Foraging Gear, Tips And Etiquette
The number one rule when hunting for any type of mushroom is to stay patient. As good as morels taste, the thrill of the hunt is what keeps so many shroomers coming back each spring, so finding them should be as enjoyable as eating them. “It’s like an adult Easter egg hunt,” says Nauman. Here’s what he says you’ll need:
- Long, tough pants and preferably a long, loose fitting shirt because you’ll be trudging through woods and briars, as well as potentially tick-infested areas
- Tough hiking boots
- A hiking stick to move leaves and brush out of the way
- Compass or GPS
- Field guide, and/or a knowledgeable partner
- Mesh bag or basket, rather than an enclosed bag that will cause spoilage.
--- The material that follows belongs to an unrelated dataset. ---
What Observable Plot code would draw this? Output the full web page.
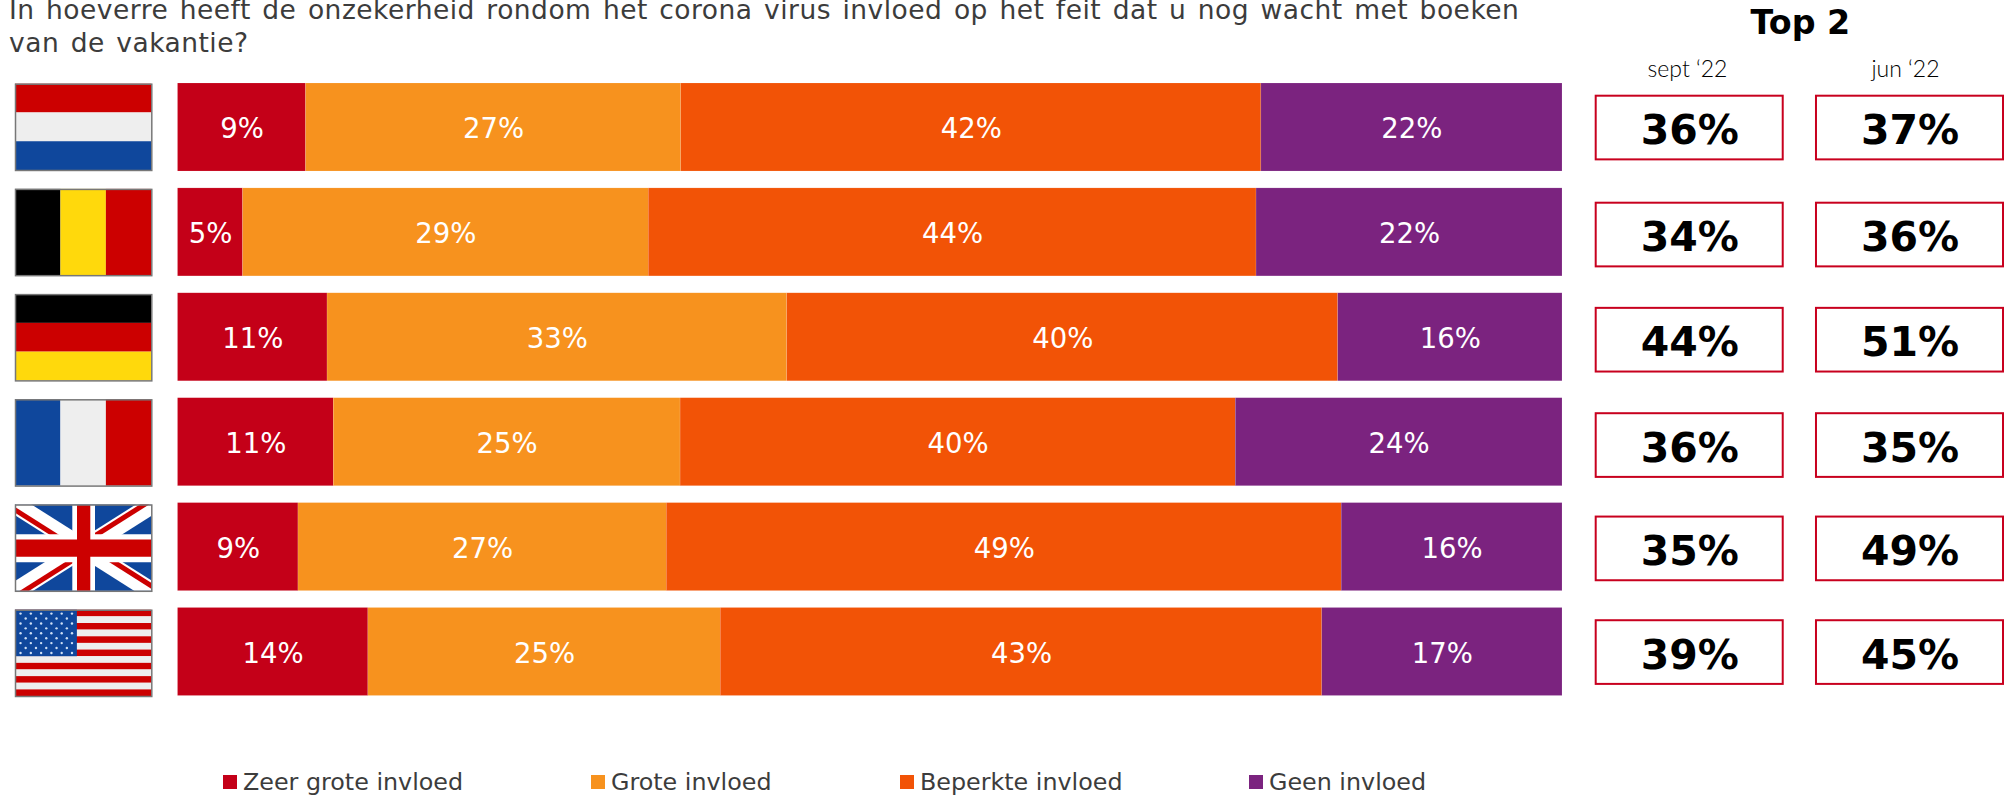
<!DOCTYPE html>
<html><head><meta charset="utf-8">
<script src="https://cdn.jsdelivr.net/npm/d3@7"></script>
<script src="https://cdn.jsdelivr.net/npm/@observablehq/plot@0.6"></script>
<style>
html,body{margin:0;padding:0;background:#fff;overflow:hidden}
#page{position:relative;width:2005px;height:796px;overflow:hidden;font-family:"DejaVu Sans",sans-serif}
#page>div{position:absolute}
#page svg{display:block;background:transparent;overflow:visible}
.title{left:9px;top:-7.5px;width:1530px;font-size:26.5px;line-height:33.5px;color:#3c3c3c;letter-spacing:.48px;word-spacing:2.6px}
.top2{left:1750.5px;top:7px;font-size:33.3px;line-height:32px;font-weight:bold;color:#000}
.period{top:54.3px;font-family:Lato,sans-serif;font-weight:300;font-size:23px;color:#000;width:160px;text-align:center}
.leg{top:768px;font-size:23.8px;color:#3c3c3c;white-space:nowrap;line-height:28px}
.leg i{position:absolute;left:-20px;top:7px;width:14px;height:14px}
</style></head><body><div id="page"></div>
<script>
const countries = ["NL","BE","DE","FR","UK","US"];
const answers = ["Zeer grote invloed","Grote invloed","Beperkte invloed","Geen invloed"];
const colors = ["#c40018","#f7921e","#f25306","#7b237f"];
const zeerGroot = [9.25,4.7,10.8,11.25,8.7,13.75];
const groot = [27.1,29.3,33.2,25.05,26.6,25.45];
const beperkt = [41.9,43.9,39.8,40.1,48.75,43.45];
const geen = [21.75,22.1,16.2,23.6,15.95,17.35];
const periods = ["sept ‘22","jun ‘22"];
const top2Sept = [36,34,44,36,35,39];
const top2Jun = [37,36,51,35,49,45];
const legendX = [243,611,920,1269];
const boxNudge = [0,2.1,2.35,2.8,1.25,0];

const page = document.getElementById("page");
function place(el){const d=document.createElement("div");d.style.left="0";d.style.top="0";d.append(el);page.append(d);}
function html(cls,text,l){const d=document.createElement("div");d.className=cls;d.textContent=text;if(l!=null)d.style.left=l+"px";page.append(d);return d;}

html("title","In hoeverre heeft de onzekerheid rondom het corona virus invloed op het feit dat u nog wacht met boeken van de vakantie?");
html("top2","Top 2");
html("period",periods[0],1607.5);
html("period",periods[1],1825.5);

const rows = countries.flatMap((c,i)=>[zeerGroot,groot,beperkt,geen].map((s,j)=>({country:c,answer:answers[j],value:s[i]})));

// stacked bars
place(Plot.plot({width:2005,height:796,margin:0,
  x:{domain:[0,100],range:[177.5,1562],axis:null},
  y:{domain:countries,range:[83,695.5],paddingInner:.161,paddingOuter:0,round:false,axis:null},
  color:{domain:answers,range:colors},
  marks:[
    Plot.barX(rows,Plot.stackX({x:"value",y:"country",fill:"answer",order:answers,stroke:"#fff",strokeOpacity:.25,strokeWidth:.5})),
    Plot.text(rows,Plot.stackX({x:"value",y:"country",z:"answer",order:answers,text:d=>Math.round(d.value)+"%",fill:"#fff",fontSize:27.5,fontFamily:"DejaVu Sans",dy:2}))
  ]}));

// Top 2 boxes
const top2 = countries.flatMap((c,i)=>[{country:c,period:periods[0],v:top2Sept[i],i},{country:c,period:periods[1],v:top2Jun[i],i}]);
place(Plot.plot({width:2005,height:796,margin:0,
  x:{domain:periods,range:[1595.7,2003],paddingInner:.151,paddingOuter:0,round:false,axis:null},
  y:{domain:countries,range:[95.7,683.9],paddingInner:.393,paddingOuter:0,round:false,axis:null},
  marks:countries.flatMap((c,i)=>{
    const row=top2.filter(d=>d.i===i);
    return [
      Plot.cell(row,{x:"period",y:"country",fill:"#fff",stroke:"#c8001e",strokeWidth:2,inset:0,dy:boxNudge[i]}),
      Plot.text(row,{x:"period",y:"country",text:d=>d.v+"%",fontSize:41,fontWeight:"bold",fontFamily:"DejaVu Sans",fill:"#000",dy:boxNudge[i]+3})
    ];
  })}));

// Flags, each in its own 0-1 facet
const red="#cc0000",white="#eeeeee",blue="#0f479c",black="#000",yellow="#ffd90c";
const stripes=[];
const hStripes=(c,cols)=>cols.forEach((f,i)=>stripes.push({country:c,x1:0,x2:1,y1:i/cols.length,y2:(i+1)/cols.length,f}));
const vStripes=(c,cols)=>cols.forEach((f,i)=>stripes.push({country:c,x1:i/cols.length,x2:(i+1)/cols.length,y1:0,y2:1,f}));
hStripes("NL",[red,white,blue]);vStripes("BE",[black,yellow,red]);hStripes("DE",[black,red,yellow]);vStripes("FR",[blue,white,red]);
stripes.push({country:"UK",x1:0,x2:1,y1:0,y2:1,f:blue});
d3.range(13).forEach(i=>stripes.push({country:"US",x1:0,x2:1,y1:i/13,y2:(i+1)/13,f:i%2?white:red}));
stripes.push({country:"US",x1:0,x2:.454,y1:0,y2:7/13,f:blue});
const uk=a=>a.map(([x1,y1,x2,y2])=>({country:"UK",x1,y1,x2,y2}));
const diagWhite=uk([[0,0,1,1],[0,1,1,0]]);
const diagRed=uk([[-.02,.04,.48,.54],[.98,-.04,.48,.46],[1.02,.96,.52,.46],[.02,1.04,.52,.54]]);
const vBar=uk([[.5,0,.5,1]]), hBar=uk([[0,.5,1,.5]]);
const stars=[];
for(let r=0;r<9;r++){const n=r%2?5:6;for(let k=0;k<n;k++)stars.push({country:"US",x:.037+(r%2?.0377:0)+k*.0755,y:.039+r*.057});}
const link=(data,w,col)=>Plot.link(data,{x1:"x1",y1:"y1",x2:"x2",y2:"y2",fy:"country",stroke:col,strokeWidth:w,clip:true});
place(Plot.plot({width:170,height:796,marginLeft:15,marginRight:18.7,marginTop:0,marginBottom:0,
  x:{domain:[0,1],axis:null},y:{domain:[1,0],axis:null,range:[86.3,0]},
  fy:{domain:countries,range:[83.7,696],paddingInner:.18,paddingOuter:0,round:false,axis:null},
  marks:[
    Plot.rect(stripes,{x1:"x1",x2:"x2",y1:"y1",y2:"y2",fill:"f",fy:"country",inset:0}),
    link(diagWhite,18,"#fff"),link(diagRed,5,red),
    link(vBar,22.7,"#fff"),link(hBar,28,"#fff"),link(vBar,13.3,red),link(hBar,17.3,red),
    Plot.dot(stars,{x:"x",y:"y",fy:"country",r:1.2,fill:"#cfe0f5"}),
    Plot.frame({stroke:"#777",strokeWidth:1.5})
  ]}));

// Legend
answers.forEach((a,i)=>{const d=html("leg",a,legendX[i]);const s=document.createElement("i");s.style.background=colors[i];d.append(s);});
</script></body></html>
When you’re hunting, it’s common etiquette to not pick away every single mushroom you find. This way, the mushrooms left behind can drop spores and ensure that there are more shrooms to come the next year. Using a mesh bag or open basket will also increase the chances of mushrooms dropping and spreading spores. Nauman says that some people will dig up the whole root of the morel, but he says that cutting them at the base of the stem will save you a lot of cleaning later.
Eating And Selling Morels
Morel hunting can be a fun and lucrative way to pad your wallet each spring — Nauman has seen morels go for $10 to $320 a pound — but each state has its own rules for selling wildly harvested goods. In Indiana, Iowa and Missouri, any wild mushroom that’s sold has to be inspected and certified by the state. In Illinois, it’s actually illegal to sell foraged mushrooms. So, check with your state so you don’t accidentally put illegal goods onto the black market.
Nauman says he likes to keep his morel dishes simple: lightly fried with a little butter. He and his wife Vicky, another morel maniac, like to dehydrate some of their stash to keep for soups on Christmas dinner.